The following year they went widescreen. Encouraged by the advances made by 10cc on their own tripartite pop operetta “Une Nuit A Paris” (from the Manchester band’s groundbreaking May 1975 album The Original Soundtrack), “Bohemian Rhapsody”, released in November 1975, took the basic elements of Queen (camp grandeur, strutting self-assurance, multi-layered ostentation) and distended them into a near six-minute rock operetta that divided listeners more than any record before or since.
From this point on Queen would be impossible to ignore. Everything about them (the anthems, the videos, the stadium tours, the rock-star lifestyles) would be consummated on a scale devoted to pushing the needle into the red. Understatement was anathema. Overstatement was their métier.
After “Bohemian Rhapsody”, Queen so finely tuned their sense of self-mockery that they were almost immune to censure. Mercury, in particular, managed to hone his personal style so it embraced both absolute conviction and a heightened sense of his own absurdity. This enabled him to turn a negative criticism to his own advantage. If the band were accused of shallowness, he’d say: “Of course, dear. We’re wonderfully shallow. Our songs are like Bic razors. Designed for mass consumption and instantly disposable.” Faced with the charge that Queen were pompous and preposterous, he’d gleefully accept the epithets as compliments: “All true, darling. We’re the most preposterous band that’s ever lived.”
He was no less playful when deflecting questions about his sexuality. In 1975, he came close to being outed when a US journalist who turned up to interview him in Ohio was shown into his hotel room 30 minutes early to find him reclining on a pile of cushions, waited on by a group of scantily-clad, muscular young hunks. “These are my servants, dear,” he bluffed.
Even on the occasions when he did encourage the rumours surrounding his sexual orientation, it went largely unnoticed. As in 1976 when, asked point-blank whether he was straight, bisexual or gay, he replied, “I sleep with men, women, cats, you name it.”

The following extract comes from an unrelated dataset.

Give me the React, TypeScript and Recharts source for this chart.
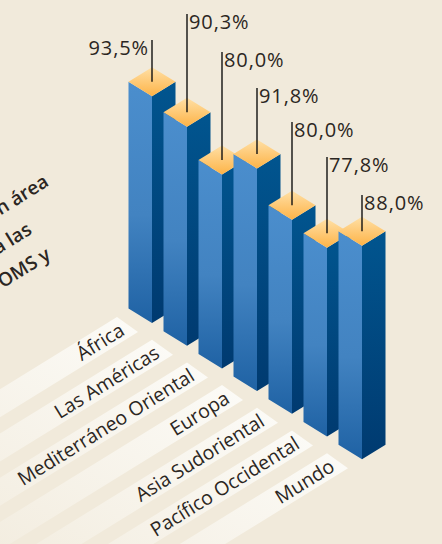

The truth was that, by the mid-’70s, Mercury was as confused as anyone about his sexuality. Though he’d been experimenting with men since the age of 14, he’d been in a long-term relationship with boutique owner Mary Austin since the late ’60s. According to his long-standing personal assistant, Peter Freestone, the seemingly incomprehensible lyrics of “Bohemian Rhapsody” are a thinly disguised attempt to resolve his personal situation at the time: still living with Austin, he had a regular boyfriend in music publisher David Minns, and an escalating interest in casual gay pick-ups.